BEGIN Data

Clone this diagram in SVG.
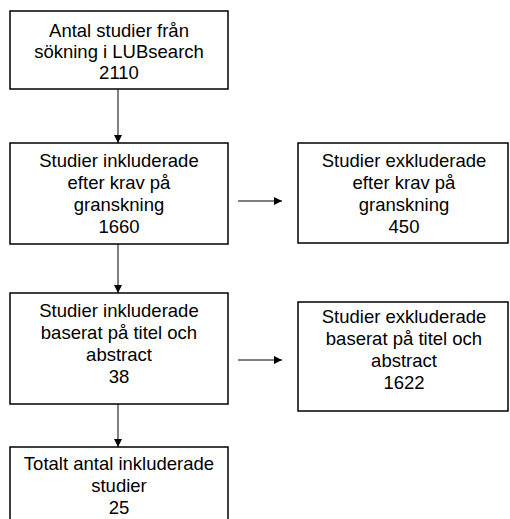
<svg xmlns="http://www.w3.org/2000/svg" width="510" height="519" viewBox="0 0 510 519">
<defs>
<style>
.box{fill:#fff;stroke:#000;stroke-width:1.5}
.t{font-family:"Liberation Sans",Arial,sans-serif;font-size:18.5px;fill:#000;text-anchor:middle}
.c{stroke:#000;stroke-width:1;fill:none;marker-end:url(#ah)}
</style>
<marker id="ah" viewBox="0 0 10 10" refX="10" refY="5" markerWidth="8" markerHeight="8" markerUnits="userSpaceOnUse" orient="auto">
<path d="M0,0 L10,5 L0,10 z" fill="#000"/>
</marker>
</defs>
<rect width="510" height="519" fill="#fff"/>
<g id="connectors">
<line class="c" x1="118" y1="89" x2="118" y2="143"/>
<line class="c" x1="118" y1="244" x2="118" y2="293"/>
<line class="c" x1="118" y1="404" x2="118" y2="447"/>
<line class="c" x1="238" y1="201" x2="282" y2="201"/>
<line class="c" x1="238" y1="360" x2="282" y2="360"/>
</g>
<g id="n1">
<rect class="box" x="10" y="11" width="218" height="78"/>
<text class="t" x="119" y="37">Antal studier från</text>
<text class="t" x="119" y="58">sökning i LUBsearch</text>
<text class="t" x="119" y="79">2110</text>
</g>
<g id="n2">
<rect class="box" x="10" y="143" width="218" height="101"/>
<text class="t" x="119" y="167">Studier inkluderade</text>
<text class="t" x="119" y="189">efter krav på</text>
<text class="t" x="119" y="211">granskning</text>
<text class="t" x="119" y="233">1660</text>
</g>
<g id="n3">
<rect class="box" x="298" y="143" width="210" height="100"/>
<text class="t" x="404" y="167">Studier exkluderade</text>
<text class="t" x="404" y="189">efter krav på</text>
<text class="t" x="404" y="211">granskning</text>
<text class="t" x="404" y="233">450</text>
</g>
<g id="n4">
<rect class="box" x="10" y="293" width="218" height="111"/>
<text class="t" x="119" y="317">Studier inkluderade</text>
<text class="t" x="119" y="339">baserat på titel och</text>
<text class="t" x="119" y="361">abstract</text>
<text class="t" x="119" y="383">38</text>
</g>
<g id="n5">
<rect class="box" x="298" y="302" width="210" height="109"/>
<text class="t" x="404" y="323">Studier exkluderade</text>
<text class="t" x="404" y="345">baserat på titel och</text>
<text class="t" x="404" y="367">abstract</text>
<text class="t" x="404" y="389">1622</text>
</g>
<g id="n6">
<rect class="box" x="10" y="447" width="218" height="80"/>
<text class="t" x="119" y="470">Totalt antal inkluderade</text>
<text class="t" x="119" y="492">studier</text>
<text class="t" x="119" y="514">25</text>
</g>
</svg>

END Data

◆ What this task involves: Every line of text is to be repeated exactly; pictures are left out.

◆ Full response:
Clone this diagram in SVG.
<svg xmlns="http://www.w3.org/2000/svg" width="510" height="519" viewBox="0 0 510 519">
<defs>
<style>
.box{fill:#fff;stroke:#000;stroke-width:1.5}
.t{font-family:"Liberation Sans",Arial,sans-serif;font-size:18.5px;fill:#000;text-anchor:middle}
.c{stroke:#000;stroke-width:1;fill:none;marker-end:url(#ah)}
</style>
<marker id="ah" viewBox="0 0 10 10" refX="10" refY="5" markerWidth="8" markerHeight="8" markerUnits="userSpaceOnUse" orient="auto">
<path d="M0,0 L10,5 L0,10 z" fill="#000"/>
</marker>
</defs>
<rect width="510" height="519" fill="#fff"/>
<g id="connectors">
<line class="c" x1="118" y1="89" x2="118" y2="143"/>
<line class="c" x1="118" y1="244" x2="118" y2="293"/>
<line class="c" x1="118" y1="404" x2="118" y2="447"/>
<line class="c" x1="238" y1="201" x2="282" y2="201"/>
<line class="c" x1="238" y1="360" x2="282" y2="360"/>
</g>
<g id="n1">
<rect class="box" x="10" y="11" width="218" height="78"/>
<text class="t" x="119" y="37">Antal studier från</text>
<text class="t" x="119" y="58">sökning i LUBsearch</text>
<text class="t" x="119" y="79">2110</text>
</g>
<g id="n2">
<rect class="box" x="10" y="143" width="218" height="101"/>
<text class="t" x="119" y="167">Studier inkluderade</text>
<text class="t" x="119" y="189">efter krav på</text>
<text class="t" x="119" y="211">granskning</text>
<text class="t" x="119" y="233">1660</text>
</g>
<g id="n3">
<rect class="box" x="298" y="143" width="210" height="100"/>
<text class="t" x="404" y="167">Studier exkluderade</text>
<text class="t" x="404" y="189">efter krav på</text>
<text class="t" x="404" y="211">granskning</text>
<text class="t" x="404" y="233">450</text>
</g>
<g id="n4">
<rect class="box" x="10" y="293" width="218" height="111"/>
<text class="t" x="119" y="317">Studier inkluderade</text>
<text class="t" x="119" y="339">baserat på titel och</text>
<text class="t" x="119" y="361">abstract</text>
<text class="t" x="119" y="383">38</text>
</g>
<g id="n5">
<rect class="box" x="298" y="302" width="210" height="109"/>
<text class="t" x="404" y="323">Studier exkluderade</text>
<text class="t" x="404" y="345">baserat på titel och</text>
<text class="t" x="404" y="367">abstract</text>
<text class="t" x="404" y="389">1622</text>
</g>
<g id="n6">
<rect class="box" x="10" y="447" width="218" height="80"/>
<text class="t" x="119" y="470">Totalt antal inkluderade</text>
<text class="t" x="119" y="492">studier</text>
<text class="t" x="119" y="514">25</text>
</g>
</svg>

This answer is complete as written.